=== GIVEN PROBLEM ===
Pictures stay out. Extract the lines below from the first one through the line with "nm), two injections.", both included.

=== COLLECTED DATA ===
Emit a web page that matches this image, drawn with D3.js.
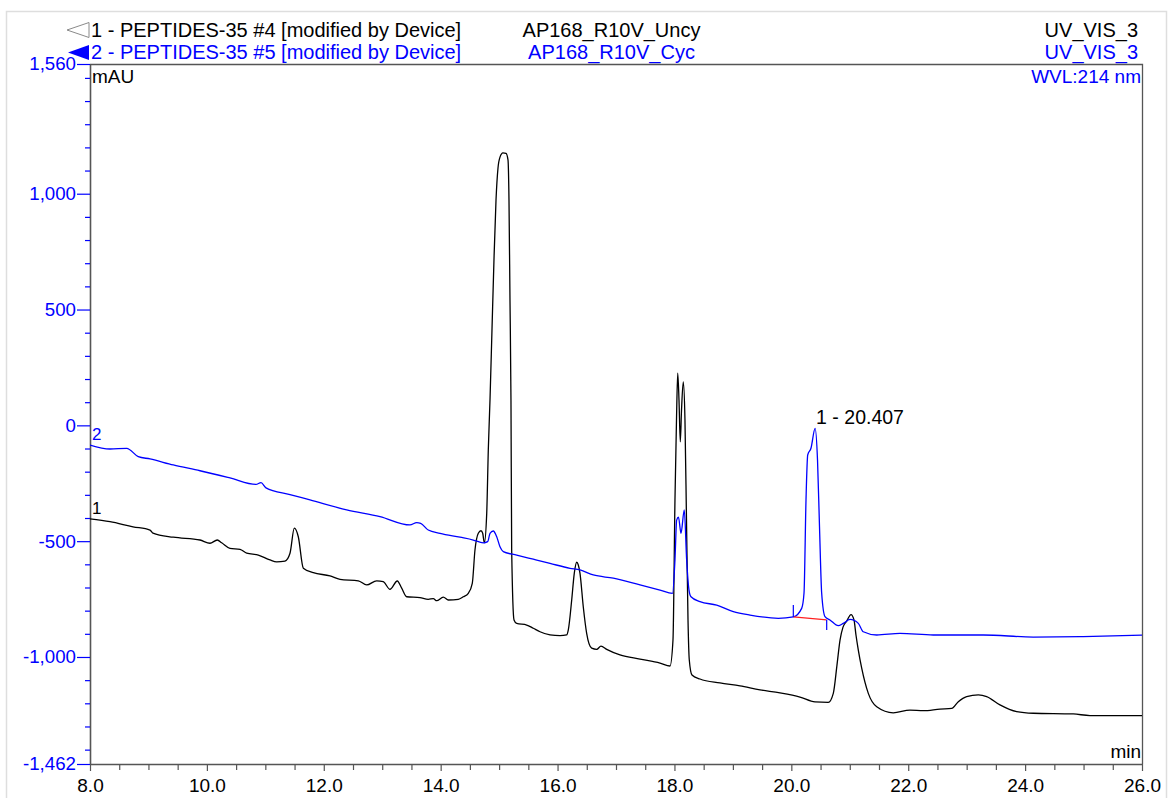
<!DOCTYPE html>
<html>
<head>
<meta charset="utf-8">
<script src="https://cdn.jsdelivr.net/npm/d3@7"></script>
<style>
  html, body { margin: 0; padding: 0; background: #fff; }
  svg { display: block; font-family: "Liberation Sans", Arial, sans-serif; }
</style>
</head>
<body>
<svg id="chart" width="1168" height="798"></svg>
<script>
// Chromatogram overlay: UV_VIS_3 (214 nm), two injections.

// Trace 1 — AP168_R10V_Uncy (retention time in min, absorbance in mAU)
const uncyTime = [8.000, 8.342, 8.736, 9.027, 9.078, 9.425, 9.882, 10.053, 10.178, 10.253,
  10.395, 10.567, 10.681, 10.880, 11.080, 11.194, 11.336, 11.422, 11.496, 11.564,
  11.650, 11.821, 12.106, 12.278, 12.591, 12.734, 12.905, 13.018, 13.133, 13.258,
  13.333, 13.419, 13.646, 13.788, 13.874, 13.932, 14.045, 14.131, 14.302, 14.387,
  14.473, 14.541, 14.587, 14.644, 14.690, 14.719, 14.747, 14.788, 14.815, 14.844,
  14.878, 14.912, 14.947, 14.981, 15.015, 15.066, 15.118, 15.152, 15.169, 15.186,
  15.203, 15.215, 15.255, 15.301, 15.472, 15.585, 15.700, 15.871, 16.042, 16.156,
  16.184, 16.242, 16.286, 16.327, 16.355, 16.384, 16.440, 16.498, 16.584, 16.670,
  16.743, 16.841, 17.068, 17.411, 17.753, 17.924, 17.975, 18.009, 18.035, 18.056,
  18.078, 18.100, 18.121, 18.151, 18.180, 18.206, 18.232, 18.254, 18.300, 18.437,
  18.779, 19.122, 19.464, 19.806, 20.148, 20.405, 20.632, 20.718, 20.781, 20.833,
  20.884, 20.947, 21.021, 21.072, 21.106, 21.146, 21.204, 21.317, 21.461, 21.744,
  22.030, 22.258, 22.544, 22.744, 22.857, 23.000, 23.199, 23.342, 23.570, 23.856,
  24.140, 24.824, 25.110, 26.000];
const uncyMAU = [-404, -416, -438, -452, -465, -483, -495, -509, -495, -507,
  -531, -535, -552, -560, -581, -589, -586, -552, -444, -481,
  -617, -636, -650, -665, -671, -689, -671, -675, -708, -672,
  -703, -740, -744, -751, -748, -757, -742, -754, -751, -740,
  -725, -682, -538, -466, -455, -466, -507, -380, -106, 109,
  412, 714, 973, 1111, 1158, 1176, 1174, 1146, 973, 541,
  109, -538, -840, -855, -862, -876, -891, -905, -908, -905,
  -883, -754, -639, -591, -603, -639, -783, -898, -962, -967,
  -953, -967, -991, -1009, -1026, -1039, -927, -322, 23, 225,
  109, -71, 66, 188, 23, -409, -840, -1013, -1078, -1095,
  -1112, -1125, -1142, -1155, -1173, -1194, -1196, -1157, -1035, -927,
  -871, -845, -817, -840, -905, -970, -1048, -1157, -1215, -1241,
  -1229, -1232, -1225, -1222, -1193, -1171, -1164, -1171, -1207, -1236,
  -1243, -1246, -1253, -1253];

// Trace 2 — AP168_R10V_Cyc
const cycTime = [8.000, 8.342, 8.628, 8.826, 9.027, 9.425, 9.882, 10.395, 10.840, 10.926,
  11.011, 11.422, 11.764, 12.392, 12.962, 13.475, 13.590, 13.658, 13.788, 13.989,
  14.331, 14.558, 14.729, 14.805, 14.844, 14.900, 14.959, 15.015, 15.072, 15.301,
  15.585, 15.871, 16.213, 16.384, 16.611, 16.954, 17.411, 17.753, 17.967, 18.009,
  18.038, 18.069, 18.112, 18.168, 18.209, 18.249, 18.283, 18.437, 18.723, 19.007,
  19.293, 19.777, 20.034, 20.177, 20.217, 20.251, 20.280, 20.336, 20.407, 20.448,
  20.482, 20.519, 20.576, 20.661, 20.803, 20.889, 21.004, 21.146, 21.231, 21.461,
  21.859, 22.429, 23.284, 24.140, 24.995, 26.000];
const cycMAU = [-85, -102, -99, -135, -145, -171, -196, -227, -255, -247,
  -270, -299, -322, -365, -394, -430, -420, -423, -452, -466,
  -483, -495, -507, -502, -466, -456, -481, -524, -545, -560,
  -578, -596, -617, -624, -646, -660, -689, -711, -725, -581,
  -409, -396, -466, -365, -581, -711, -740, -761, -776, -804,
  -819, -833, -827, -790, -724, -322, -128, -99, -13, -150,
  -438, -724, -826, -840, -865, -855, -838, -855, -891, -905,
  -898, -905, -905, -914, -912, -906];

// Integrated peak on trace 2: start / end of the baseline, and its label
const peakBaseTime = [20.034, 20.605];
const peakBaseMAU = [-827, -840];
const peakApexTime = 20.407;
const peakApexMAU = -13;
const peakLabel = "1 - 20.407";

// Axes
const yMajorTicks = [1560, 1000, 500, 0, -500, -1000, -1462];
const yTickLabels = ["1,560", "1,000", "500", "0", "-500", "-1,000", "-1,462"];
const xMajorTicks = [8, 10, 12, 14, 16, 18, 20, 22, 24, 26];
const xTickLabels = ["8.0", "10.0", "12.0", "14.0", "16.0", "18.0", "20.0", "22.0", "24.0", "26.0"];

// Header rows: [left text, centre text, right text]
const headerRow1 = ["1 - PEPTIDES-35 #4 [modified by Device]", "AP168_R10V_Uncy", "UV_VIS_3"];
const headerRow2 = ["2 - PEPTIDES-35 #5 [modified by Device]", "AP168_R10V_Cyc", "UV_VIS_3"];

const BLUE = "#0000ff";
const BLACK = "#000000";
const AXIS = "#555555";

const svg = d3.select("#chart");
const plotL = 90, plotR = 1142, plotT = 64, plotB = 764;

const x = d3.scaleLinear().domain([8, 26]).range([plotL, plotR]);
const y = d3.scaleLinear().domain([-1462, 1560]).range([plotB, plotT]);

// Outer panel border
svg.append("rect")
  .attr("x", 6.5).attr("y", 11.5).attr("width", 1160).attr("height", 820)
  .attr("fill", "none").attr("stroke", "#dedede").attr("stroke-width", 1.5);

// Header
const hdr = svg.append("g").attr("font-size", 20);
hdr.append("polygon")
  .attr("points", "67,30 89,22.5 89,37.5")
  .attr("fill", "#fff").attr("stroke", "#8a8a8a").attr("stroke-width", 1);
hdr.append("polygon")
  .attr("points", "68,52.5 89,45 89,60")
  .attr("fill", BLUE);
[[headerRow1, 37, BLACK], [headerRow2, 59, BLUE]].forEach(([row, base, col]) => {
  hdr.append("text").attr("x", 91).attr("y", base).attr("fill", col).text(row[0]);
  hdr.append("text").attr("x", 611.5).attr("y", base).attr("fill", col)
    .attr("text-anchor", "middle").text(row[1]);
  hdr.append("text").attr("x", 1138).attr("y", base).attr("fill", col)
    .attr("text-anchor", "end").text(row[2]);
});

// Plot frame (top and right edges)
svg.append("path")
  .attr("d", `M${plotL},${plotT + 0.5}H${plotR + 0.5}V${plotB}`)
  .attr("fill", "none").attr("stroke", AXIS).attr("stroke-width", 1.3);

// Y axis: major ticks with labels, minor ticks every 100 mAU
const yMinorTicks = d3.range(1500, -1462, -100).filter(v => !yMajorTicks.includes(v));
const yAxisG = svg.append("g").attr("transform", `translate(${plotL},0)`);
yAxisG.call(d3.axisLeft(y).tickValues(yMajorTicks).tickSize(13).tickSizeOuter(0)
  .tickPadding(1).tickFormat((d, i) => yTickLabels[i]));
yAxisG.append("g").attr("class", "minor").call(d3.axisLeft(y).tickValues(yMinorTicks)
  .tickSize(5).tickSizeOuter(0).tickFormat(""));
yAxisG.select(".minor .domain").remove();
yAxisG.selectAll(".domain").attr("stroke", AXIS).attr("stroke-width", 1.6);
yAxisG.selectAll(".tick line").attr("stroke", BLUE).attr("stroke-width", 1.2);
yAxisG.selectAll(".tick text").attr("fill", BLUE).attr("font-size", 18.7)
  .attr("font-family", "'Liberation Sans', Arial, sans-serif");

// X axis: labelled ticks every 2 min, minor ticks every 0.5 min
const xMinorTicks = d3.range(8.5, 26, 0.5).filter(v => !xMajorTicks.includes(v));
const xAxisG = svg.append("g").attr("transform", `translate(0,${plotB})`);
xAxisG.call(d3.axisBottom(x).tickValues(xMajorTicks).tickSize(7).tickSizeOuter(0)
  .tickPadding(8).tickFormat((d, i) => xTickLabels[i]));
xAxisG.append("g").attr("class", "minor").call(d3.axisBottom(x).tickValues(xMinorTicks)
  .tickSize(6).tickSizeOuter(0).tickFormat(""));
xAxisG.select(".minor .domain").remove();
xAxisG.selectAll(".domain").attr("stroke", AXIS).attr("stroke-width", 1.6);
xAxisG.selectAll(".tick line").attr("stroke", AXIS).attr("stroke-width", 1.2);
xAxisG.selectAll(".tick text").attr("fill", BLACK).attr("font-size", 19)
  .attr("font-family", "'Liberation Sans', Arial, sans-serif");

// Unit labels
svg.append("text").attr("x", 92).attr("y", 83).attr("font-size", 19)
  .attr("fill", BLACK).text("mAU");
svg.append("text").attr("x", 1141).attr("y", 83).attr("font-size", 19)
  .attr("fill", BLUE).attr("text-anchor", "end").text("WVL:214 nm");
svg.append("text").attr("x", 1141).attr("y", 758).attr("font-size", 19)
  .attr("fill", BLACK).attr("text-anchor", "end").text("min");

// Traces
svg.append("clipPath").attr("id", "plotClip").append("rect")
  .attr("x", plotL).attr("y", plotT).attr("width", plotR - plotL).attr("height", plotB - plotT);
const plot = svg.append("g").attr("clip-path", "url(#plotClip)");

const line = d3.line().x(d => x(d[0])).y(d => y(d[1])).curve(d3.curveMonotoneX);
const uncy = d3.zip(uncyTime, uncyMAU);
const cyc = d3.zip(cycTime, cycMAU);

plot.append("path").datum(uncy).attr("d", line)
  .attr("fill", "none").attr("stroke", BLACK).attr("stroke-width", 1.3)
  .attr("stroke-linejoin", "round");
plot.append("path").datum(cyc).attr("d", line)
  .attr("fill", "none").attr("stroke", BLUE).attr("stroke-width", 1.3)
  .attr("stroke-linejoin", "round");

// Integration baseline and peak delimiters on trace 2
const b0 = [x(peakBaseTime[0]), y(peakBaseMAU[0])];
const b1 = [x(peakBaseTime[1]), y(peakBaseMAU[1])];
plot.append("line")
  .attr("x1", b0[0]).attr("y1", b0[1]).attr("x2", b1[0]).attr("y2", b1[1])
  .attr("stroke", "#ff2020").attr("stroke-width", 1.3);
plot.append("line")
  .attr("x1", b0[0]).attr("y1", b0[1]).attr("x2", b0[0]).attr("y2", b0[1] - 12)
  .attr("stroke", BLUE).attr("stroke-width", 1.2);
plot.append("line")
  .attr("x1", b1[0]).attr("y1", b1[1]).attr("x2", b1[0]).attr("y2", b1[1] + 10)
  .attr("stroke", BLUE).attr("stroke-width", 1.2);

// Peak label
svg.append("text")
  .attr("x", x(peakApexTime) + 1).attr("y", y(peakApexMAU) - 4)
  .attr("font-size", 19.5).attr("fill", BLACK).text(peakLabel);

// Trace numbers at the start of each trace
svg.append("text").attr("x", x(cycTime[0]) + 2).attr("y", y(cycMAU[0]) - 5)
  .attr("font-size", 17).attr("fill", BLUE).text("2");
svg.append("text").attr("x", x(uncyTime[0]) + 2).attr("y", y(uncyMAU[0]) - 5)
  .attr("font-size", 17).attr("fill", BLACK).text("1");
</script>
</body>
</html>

=== CORRECT RESPONSE ===
Emit a web page that matches this image, drawn with D3.js.
<!DOCTYPE html>
<html>
<head>
<meta charset="utf-8">
<script src="https://cdn.jsdelivr.net/npm/d3@7"></script>
<style>
  html, body { margin: 0; padding: 0; background: #fff; }
  svg { display: block; font-family: "Liberation Sans", Arial, sans-serif; }
</style>
</head>
<body>
<svg id="chart" width="1168" height="798"></svg>
<script>
// Chromatogram overlay: UV_VIS_3 (214 nm), two injections.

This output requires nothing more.